- [TASK BRIEF]:
Restate word for word the lines of the data below, from the first through the one that has "import seaborn as sns".

- [COLLECTED MATERIAL]:
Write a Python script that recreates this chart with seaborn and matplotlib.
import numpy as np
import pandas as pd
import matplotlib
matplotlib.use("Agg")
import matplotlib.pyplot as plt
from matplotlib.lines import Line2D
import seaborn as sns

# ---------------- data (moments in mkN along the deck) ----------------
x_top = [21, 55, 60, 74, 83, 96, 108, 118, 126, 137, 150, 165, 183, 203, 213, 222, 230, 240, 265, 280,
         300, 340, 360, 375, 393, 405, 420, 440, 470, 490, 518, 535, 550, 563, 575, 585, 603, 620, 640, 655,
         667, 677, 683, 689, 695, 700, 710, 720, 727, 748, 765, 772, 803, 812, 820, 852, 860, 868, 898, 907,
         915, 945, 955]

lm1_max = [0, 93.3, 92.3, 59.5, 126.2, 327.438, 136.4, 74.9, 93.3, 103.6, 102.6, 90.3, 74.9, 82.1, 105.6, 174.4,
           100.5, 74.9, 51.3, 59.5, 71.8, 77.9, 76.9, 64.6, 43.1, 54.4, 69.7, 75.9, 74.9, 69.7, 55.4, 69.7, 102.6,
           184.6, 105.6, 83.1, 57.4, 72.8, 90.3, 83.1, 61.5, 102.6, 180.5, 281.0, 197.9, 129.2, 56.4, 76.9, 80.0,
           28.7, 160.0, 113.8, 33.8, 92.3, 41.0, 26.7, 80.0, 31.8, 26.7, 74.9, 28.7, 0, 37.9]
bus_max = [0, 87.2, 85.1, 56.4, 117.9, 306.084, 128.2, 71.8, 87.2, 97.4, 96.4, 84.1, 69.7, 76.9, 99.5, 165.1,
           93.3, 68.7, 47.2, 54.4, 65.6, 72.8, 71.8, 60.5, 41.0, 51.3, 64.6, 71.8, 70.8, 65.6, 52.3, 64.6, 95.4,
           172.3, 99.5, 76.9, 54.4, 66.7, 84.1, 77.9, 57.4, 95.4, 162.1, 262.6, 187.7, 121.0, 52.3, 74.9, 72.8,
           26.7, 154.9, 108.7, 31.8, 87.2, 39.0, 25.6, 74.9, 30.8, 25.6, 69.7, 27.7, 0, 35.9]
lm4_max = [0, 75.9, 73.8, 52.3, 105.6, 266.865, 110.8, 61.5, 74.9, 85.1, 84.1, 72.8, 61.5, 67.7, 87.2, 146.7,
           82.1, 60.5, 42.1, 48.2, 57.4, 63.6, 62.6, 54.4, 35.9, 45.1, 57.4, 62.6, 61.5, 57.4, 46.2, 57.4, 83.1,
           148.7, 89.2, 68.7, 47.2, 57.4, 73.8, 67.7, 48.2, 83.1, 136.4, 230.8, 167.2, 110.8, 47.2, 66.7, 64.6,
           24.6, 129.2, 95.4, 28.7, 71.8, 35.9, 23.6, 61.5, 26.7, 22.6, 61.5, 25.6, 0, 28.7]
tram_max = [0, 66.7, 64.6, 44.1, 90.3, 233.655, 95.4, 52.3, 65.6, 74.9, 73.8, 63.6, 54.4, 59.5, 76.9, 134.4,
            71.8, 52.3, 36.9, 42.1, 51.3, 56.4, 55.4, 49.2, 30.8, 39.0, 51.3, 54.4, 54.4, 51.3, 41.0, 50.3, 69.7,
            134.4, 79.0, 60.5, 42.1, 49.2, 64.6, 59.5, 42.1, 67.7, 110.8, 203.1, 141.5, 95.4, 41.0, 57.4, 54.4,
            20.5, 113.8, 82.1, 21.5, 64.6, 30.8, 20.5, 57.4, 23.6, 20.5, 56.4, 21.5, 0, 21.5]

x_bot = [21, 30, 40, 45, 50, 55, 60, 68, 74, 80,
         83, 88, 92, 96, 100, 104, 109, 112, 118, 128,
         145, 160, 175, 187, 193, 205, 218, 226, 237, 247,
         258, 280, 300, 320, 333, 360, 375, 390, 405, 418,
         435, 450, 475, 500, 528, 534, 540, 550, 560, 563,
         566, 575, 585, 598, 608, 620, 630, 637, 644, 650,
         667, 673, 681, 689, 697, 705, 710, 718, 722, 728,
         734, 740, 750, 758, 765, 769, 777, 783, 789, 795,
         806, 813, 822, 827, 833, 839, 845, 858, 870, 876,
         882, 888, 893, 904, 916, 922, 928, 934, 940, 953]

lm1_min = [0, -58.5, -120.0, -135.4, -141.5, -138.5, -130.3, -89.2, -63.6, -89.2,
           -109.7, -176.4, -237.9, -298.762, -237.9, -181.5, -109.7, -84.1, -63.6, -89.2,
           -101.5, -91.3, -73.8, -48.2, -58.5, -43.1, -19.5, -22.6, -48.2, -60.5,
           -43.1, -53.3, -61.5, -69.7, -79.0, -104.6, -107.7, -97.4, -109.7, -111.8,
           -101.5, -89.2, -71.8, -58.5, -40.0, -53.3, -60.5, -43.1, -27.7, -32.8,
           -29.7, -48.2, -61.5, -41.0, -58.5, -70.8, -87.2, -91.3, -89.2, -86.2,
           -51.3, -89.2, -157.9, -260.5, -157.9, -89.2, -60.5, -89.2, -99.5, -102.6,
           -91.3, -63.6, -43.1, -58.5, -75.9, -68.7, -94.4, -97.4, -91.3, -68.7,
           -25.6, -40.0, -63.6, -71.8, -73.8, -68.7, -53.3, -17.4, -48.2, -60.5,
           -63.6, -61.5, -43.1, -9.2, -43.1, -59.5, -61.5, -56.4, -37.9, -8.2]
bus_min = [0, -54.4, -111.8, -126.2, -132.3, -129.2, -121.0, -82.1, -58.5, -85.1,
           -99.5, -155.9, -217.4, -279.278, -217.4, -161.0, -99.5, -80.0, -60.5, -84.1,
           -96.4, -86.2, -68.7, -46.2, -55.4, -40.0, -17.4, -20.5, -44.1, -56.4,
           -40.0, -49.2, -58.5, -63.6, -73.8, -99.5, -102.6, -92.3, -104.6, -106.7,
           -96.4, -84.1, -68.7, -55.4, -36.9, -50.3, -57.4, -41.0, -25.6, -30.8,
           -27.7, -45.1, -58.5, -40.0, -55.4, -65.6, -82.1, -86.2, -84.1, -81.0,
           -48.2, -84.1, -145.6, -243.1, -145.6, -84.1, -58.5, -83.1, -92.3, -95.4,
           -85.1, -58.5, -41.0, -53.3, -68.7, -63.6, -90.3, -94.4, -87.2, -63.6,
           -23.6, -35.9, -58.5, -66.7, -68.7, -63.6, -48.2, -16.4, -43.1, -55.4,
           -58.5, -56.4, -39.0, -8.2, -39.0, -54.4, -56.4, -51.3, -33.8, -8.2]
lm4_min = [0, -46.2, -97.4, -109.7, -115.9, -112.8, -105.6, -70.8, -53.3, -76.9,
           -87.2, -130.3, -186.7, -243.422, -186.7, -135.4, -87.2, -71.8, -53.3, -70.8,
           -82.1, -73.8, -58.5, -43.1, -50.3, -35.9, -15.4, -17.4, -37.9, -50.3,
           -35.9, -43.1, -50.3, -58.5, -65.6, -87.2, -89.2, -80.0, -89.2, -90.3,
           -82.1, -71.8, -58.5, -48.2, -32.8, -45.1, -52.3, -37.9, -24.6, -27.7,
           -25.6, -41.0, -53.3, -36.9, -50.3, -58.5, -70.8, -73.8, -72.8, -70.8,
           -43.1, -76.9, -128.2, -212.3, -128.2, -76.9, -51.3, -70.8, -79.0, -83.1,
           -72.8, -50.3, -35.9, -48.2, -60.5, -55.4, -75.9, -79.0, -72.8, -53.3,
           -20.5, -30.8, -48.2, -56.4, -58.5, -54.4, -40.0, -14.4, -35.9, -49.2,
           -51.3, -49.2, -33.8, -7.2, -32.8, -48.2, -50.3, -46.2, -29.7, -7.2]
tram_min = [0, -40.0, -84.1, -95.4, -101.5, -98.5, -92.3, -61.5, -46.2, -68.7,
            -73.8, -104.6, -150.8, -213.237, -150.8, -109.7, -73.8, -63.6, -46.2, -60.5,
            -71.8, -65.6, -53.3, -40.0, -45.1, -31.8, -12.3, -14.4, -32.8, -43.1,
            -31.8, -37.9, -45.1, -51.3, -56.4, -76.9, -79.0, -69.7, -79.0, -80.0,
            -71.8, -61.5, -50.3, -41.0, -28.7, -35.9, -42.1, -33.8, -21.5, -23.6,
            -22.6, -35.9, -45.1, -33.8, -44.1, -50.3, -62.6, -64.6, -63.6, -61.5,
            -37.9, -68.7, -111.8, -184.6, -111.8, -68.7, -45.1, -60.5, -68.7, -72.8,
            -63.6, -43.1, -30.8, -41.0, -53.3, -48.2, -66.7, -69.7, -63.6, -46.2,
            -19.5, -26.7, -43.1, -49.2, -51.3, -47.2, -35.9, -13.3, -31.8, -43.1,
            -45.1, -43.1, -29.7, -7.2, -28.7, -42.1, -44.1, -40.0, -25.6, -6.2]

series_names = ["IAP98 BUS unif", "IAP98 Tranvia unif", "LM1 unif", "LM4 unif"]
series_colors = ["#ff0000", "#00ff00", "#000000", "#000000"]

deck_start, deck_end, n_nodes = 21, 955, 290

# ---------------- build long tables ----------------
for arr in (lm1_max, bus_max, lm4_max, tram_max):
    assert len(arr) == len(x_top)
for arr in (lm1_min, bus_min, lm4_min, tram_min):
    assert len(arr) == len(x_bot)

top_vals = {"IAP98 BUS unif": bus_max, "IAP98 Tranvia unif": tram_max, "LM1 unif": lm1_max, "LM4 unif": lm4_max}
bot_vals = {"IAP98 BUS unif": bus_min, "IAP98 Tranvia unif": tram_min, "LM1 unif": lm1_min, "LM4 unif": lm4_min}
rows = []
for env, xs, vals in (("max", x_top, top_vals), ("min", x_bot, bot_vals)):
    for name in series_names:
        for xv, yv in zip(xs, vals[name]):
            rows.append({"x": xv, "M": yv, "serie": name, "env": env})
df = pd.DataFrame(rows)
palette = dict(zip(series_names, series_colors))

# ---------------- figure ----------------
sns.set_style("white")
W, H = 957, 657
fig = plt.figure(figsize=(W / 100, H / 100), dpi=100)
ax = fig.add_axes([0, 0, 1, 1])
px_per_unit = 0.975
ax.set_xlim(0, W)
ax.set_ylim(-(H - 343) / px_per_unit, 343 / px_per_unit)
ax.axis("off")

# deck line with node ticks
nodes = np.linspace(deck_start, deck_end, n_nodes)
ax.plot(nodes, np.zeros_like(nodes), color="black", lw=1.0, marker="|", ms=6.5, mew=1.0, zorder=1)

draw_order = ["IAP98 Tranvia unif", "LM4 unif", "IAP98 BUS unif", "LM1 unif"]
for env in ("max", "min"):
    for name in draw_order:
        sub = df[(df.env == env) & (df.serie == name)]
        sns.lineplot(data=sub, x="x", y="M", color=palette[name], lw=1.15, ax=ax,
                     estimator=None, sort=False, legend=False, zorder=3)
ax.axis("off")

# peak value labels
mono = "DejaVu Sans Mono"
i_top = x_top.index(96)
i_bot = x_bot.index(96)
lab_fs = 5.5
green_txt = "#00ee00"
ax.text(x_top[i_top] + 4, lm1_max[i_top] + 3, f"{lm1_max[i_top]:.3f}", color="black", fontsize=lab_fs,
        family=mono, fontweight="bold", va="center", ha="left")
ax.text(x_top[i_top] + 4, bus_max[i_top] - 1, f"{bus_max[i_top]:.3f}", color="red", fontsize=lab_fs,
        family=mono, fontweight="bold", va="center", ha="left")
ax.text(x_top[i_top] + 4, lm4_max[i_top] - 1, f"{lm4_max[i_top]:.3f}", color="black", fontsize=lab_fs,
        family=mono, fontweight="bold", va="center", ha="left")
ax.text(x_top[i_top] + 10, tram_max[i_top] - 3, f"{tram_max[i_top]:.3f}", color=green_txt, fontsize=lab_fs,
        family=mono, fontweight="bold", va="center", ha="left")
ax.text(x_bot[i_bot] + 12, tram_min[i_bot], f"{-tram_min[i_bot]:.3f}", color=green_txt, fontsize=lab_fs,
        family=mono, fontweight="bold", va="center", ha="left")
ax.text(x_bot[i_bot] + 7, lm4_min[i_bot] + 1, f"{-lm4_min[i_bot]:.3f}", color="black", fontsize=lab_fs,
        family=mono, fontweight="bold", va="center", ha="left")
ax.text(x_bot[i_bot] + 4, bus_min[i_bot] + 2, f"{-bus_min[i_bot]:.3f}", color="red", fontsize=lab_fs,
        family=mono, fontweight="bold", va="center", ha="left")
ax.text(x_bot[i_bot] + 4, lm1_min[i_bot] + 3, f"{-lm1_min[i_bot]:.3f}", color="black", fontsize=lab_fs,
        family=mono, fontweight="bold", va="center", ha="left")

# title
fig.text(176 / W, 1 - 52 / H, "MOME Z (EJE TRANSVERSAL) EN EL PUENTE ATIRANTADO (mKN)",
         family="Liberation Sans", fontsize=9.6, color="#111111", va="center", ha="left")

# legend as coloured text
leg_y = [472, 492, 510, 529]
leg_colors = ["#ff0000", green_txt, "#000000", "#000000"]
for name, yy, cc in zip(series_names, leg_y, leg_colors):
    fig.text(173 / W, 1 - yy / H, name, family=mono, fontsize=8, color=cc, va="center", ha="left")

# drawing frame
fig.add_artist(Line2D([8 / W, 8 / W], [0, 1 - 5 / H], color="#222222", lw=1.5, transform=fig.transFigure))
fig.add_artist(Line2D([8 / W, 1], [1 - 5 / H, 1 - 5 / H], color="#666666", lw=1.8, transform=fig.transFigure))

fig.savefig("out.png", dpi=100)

- [SOLUTION BELOW]:
Write a Python script that recreates this chart with seaborn and matplotlib.
import numpy as np
import pandas as pd
import matplotlib
matplotlib.use("Agg")
import matplotlib.pyplot as plt
from matplotlib.lines import Line2D
import seaborn as sns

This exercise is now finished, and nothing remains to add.